Unter den fünf besten Kreisläufern
An diesem Veranstaltungsort im Gründerzeitstil – einer früheren Verkaufshalle für Rinder – stand dann Carlos Prieto auf der Bühne und wurde neben dem Schweden Magnus Wislander, dem Deutschen Christian Schwarzer, dem Serben Dragan Skribic und dem Norweger Bjarte Myrhol als einer der fünf besten Kreisläufer der vergangenen drei Jahrzehnte ausgezeichnet. Gewählt worden waren sie aus einem Gremium von Spielern, Trainern und Fach-Journalisten.
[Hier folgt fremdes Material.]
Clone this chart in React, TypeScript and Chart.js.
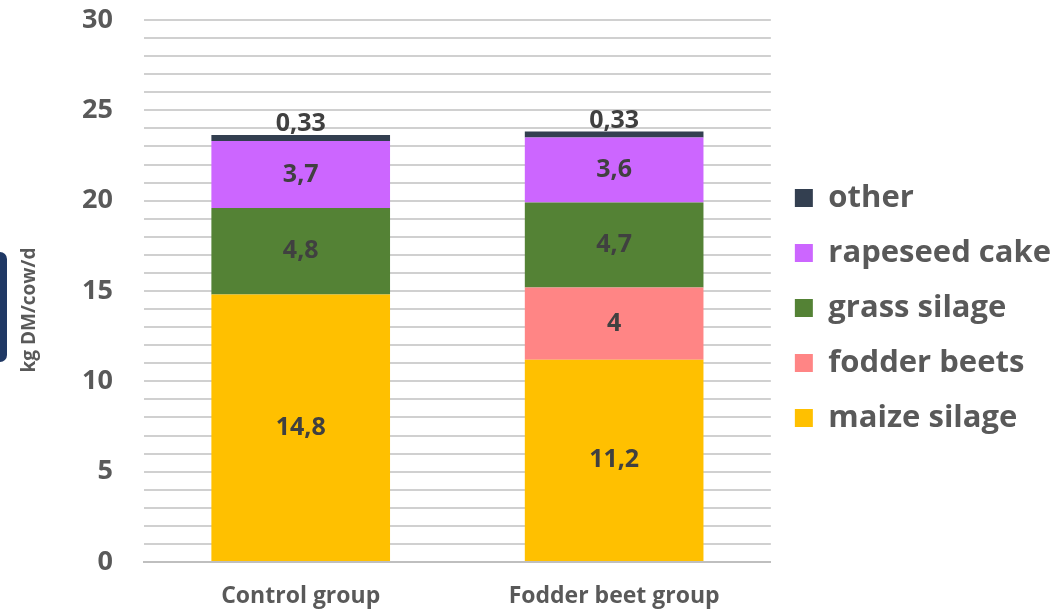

Wie ein Familientreffen sei die Zusammenkunft mit früheren Mitstreitern in der Donaumetropole gewesen: "Auf der Gala haben ich viele, mit denen ich früher zusammengespielt habe, getroffen und auch viele Gegner. Dass die Freundschaft nach den Jahren geblieben ist, ist eine der schönsten Sachen am Handball überhaupt", so Carlos Prieto.
Auf dem blauen Teppich
Allerdings sind Galas mit blauem Teppich wie die in Wien oder Handballspiele in großen Hallen des Kontinents nicht mehr die Bühnen, auf denen sich Carlos Prieto heute normalerweise bewegt: "Mein Hauptberuf ist heute Lehrer an einer Schule in Groß-Linden, wo ich Sport unterrichte." Daneben unterhält er eine Stiftung, die sportliches Engagement und Bildung bei Kindern fördern soll, und in er sogar Leute angestellt hat, die Termine für ihn wahrnehmen und ihn entlasten.
Glückwünsche aus Lohr für die Auszeichnung gab es bereits. "Ich habe ihm geschrieben und er hat mir auch geantwortet, obwohl er sicher viele Nachrichten bekommen hat", berichtet Lohrs Spielertrainer Maximilian Schmitt, der sein Amt 2019 zusammen mit dem Wechsel von Carlos Prieto zum TSV angetreten hat.
Wohl keine Chance für Jiri Kotrc
Gut möglich, dass Carlos Prieto in der "Hall of Fame" weitere Gesellschaft bekommt. "Wir werden in den kommenden Jahren die Hall of Fame erweitern. Der Fokus wird aber in erster Linie auf Spielern und Spielerinnen liegen, deren außergewöhnliche Leistungen in die Zeit seit der Gründung der EHF Anfang der 1990er fielen", erklärt EHF-Sprecher Thomas Schöneich. Was im Umkehrschluss bedeutet, dass ein weiterer Ex-Lohrer eher geringe Chancen auf eine Aufnahme in den Kreis der Geehrten hat. Denn die großen Erfolge des Tschechen Jiri Kotrc, der in den 1990er Jahren seine Karriere in der Stadt am Fuß des Spessart ausklingen ließ, datieren bereits aus den 1980er Jahren.